ALBUM UPDATE & THANK YOUS

From an email originally sent to supporters of our new album campaign

Dear All,

You’re receiving this because you are one of the staggeringly awesome music fans who supported the making of The Little Unsaid’s new album campaign recently.

I wanted to get in touch personally to say thank you, your support at this time really does mean the world to the band and I.

I also wanted to give you a quick update on how the album making process is going so far, seeing as though you’re the ones who’ve helped make it happen. This information is yours to do with as you wish, so feel free to toss this email in with your spam and other processed meats if your take on this is ‘I couldn’t care less, just send me the record when it’s done and leave me alone.’

Right at the start of this next phase of lockdown here in the UK we spent a week working away in a lovely little studio in East London. The logistics of getting everyone in the band together for these recording sessions have been trouser-splittingly complicated. Tim had to fly over from his home in Denmark well in advance so he could isolate for two weeks before the recording sessions (fortunately he quarantined in his ‘drum shed’ where he could happily practice the new songs into the early hours whilst ordering in a fortnight’s supply of take-away curry). Alison and Mariya had to juggle their schedules around other essential work and childcare and other real-life complications. I had to try finish the damn songs in-between various other projects and try find someone and somewhere to record them, whilst constantly expecting the current crisis to once again turn all plans to make music into a thick sludge of hopelessness.

Then, two days before we were meant to be in the studio, Lockdown Two was announced, and for 24 uncertain hours it looked like we would have to cancel everything. Plans, preparation, money all lost. Songs shrivelling in my brain like neglected fruit. I phoned everyone and ranted and squealed and then drank wine. Fortunately, after the usual apparently obligatory 24 hours of panic and confusion, it was eventually confirmed that professional studios count as places of work this time around, and could therefore remain open with restrictions in place. Thumbs up. All systems go.  

So our studio became a sort of bunker in those early days of another eerily quiet locked-down London. I cycled everyday through the ghost town, crossing the river in the chilly autumnal air, and felt properly privileged to be able to go into work every day and make music that we all hoped would in some way reflect, illuminate and explode out of this weird time.

We’ve been really lucky to work with an amazing recording engineer called Grace Banks. She’s captured beautifully honest sounds for our new songs, particularly focusing in on the drum recording, which is something we’ve often rushed in the past due to time pressures. With Grace skilfully and calmly steering the ship all of us felt we could get lost in the songs more, and play exactly what was needed, nothing more, giving the songs and the sounds space to do their thing.

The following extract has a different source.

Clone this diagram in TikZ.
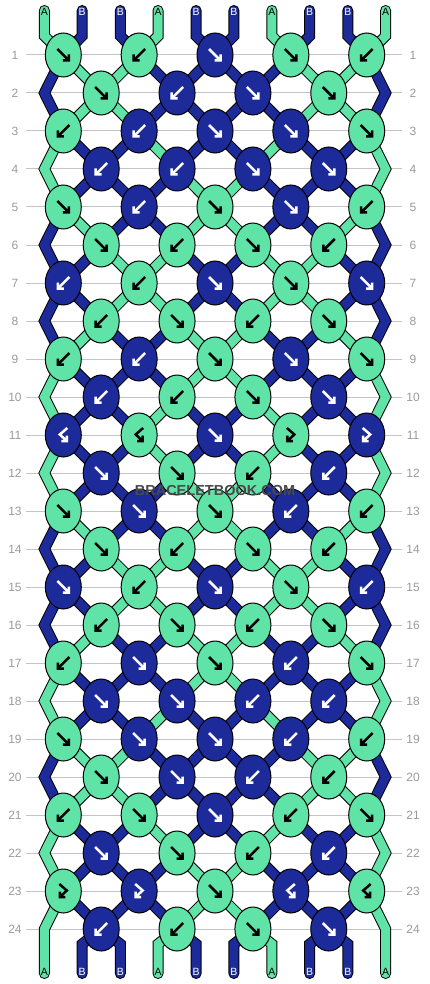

We worked constantly over that week as we had a huge amount of recording to get done, but to my amazement it felt in no way stressful or exhausting. I was waking up at 5am everyday wired and excited to get going, hearing new ideas or lyrics I needed to alter. It felt like my early experiences of recording, a teenaged hermit in my bedroom getting lost in the thrill of building an entire world with sounds. It was honestly the most wholesome recording experience I’ve ever had. We listened to music together every morning and ate overpriced pastries. We drank pretentious coffee as the morning sun shone in and said things to each other like ‘I’m getting notes of candied orange.’ We laughed and sang and talked openly about how tough this time has been for each of us in different ways. We left politics and The News at the door. We had late nights and drank beer and lost the plot, recording radiators being whacked and cymbals being chucked around the room.

I think you’ll be able to hear all this when you listen to the record. It’s all in there, a kind of grateful undercurrent bubbling away defiantly beneath the beats and notes. You’ll sense five people lost to the task of trying to capture something positive and celebratory about this year. You might be surprised to hear this coming from this particular gremlin of the shadows, but I think this is going to be a very hopeful album.

I hope you’re all doing ok out there. I’m raising my glass to you all here in rainy South London as I plan the next stages of getting this record finished and ready for your ears. There is still much to do, and arranging it all has been a hundred times more manageable with all of your support. We can’t wait to fling this record through your letterboxes.

Thanks for reading if you made it this far.